Today, I had the opportunity to tour the World Bank. The tour is organized once every month, the first Thursday of the month. My friend from St. Louis, Fari Nasution, and I met up at the IMF Center for the tour. Fari had also moved to DC from St. Louis, precisely one week earlier than I did. We regularly schedule to do Friday prayer together at the Indonesian Embassy [though it would prove a 1.5-hour lunch break].

The walking tour covers the IMF (International Monetary Fund), the OAS (Organisation of American States), and the World Bank. The tour began at the IMF Center and would last for 4 hours (from 10 am to 2 pm). It was a very informative experience. Until then, I only learned about the IMF and World Bank either from a factbook perspective or leftist literature.
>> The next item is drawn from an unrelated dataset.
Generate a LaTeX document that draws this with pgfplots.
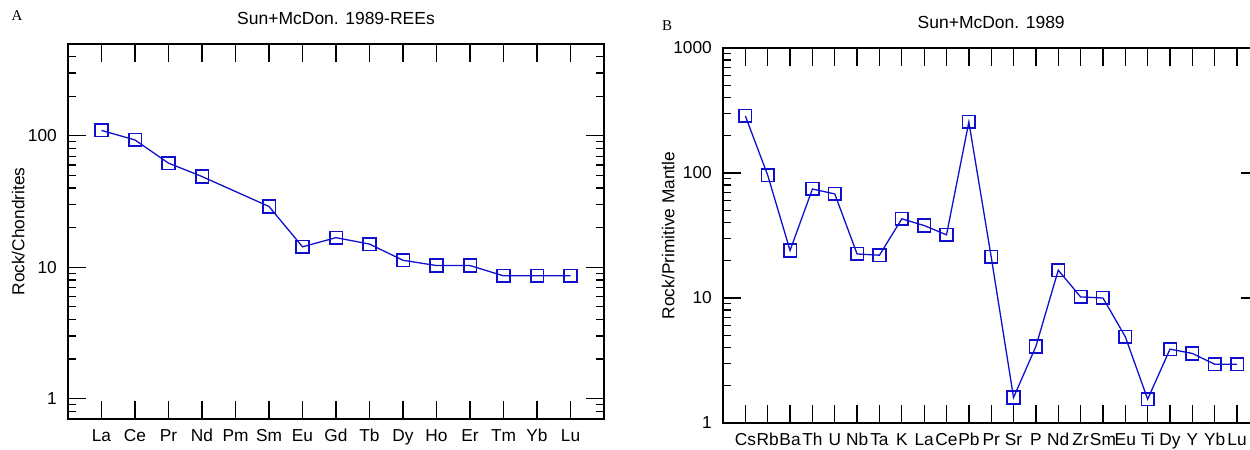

So, this was the opportunity to listen from their point of view.

I thought the IMF part was the best since the speaker, though an economist, was able to explain the function of IMF in a very understandable way, and that was a good thing since most of the tour participants were not economists themselves. In contrast, the World Bank speaker lost us through economic jargon and statistical mumbo-jumbo. It felt like a performance report rather than conversational lectures of the IMF and the OAS. Plus, the World Bank had this complicated security checkpoint compared to the other two organizations. On the other hand, OAS didn’t fit in the whole scheme, in my opinion. It’s more like a regional organization rather than an economic one, so when they claim to be a sister organization to World Bank and the IMF, I still don’t see it. Truthfully, OAS is a more fitting sister to ASEAN, EU, or even Mercosur.

Oh, and the buildings where these institutions are housed were quite a spectacle in their own right. Though the IMF building doesn’t stand out and probably looks the most typical (just like another office building), there is a Garuda statue in its lobby, a gift from the government of Indonesia. The OAS building is the oldest and has a very ethnic architecture which strikes a massive contrast with the modern World Bank building predominated with glass and steel.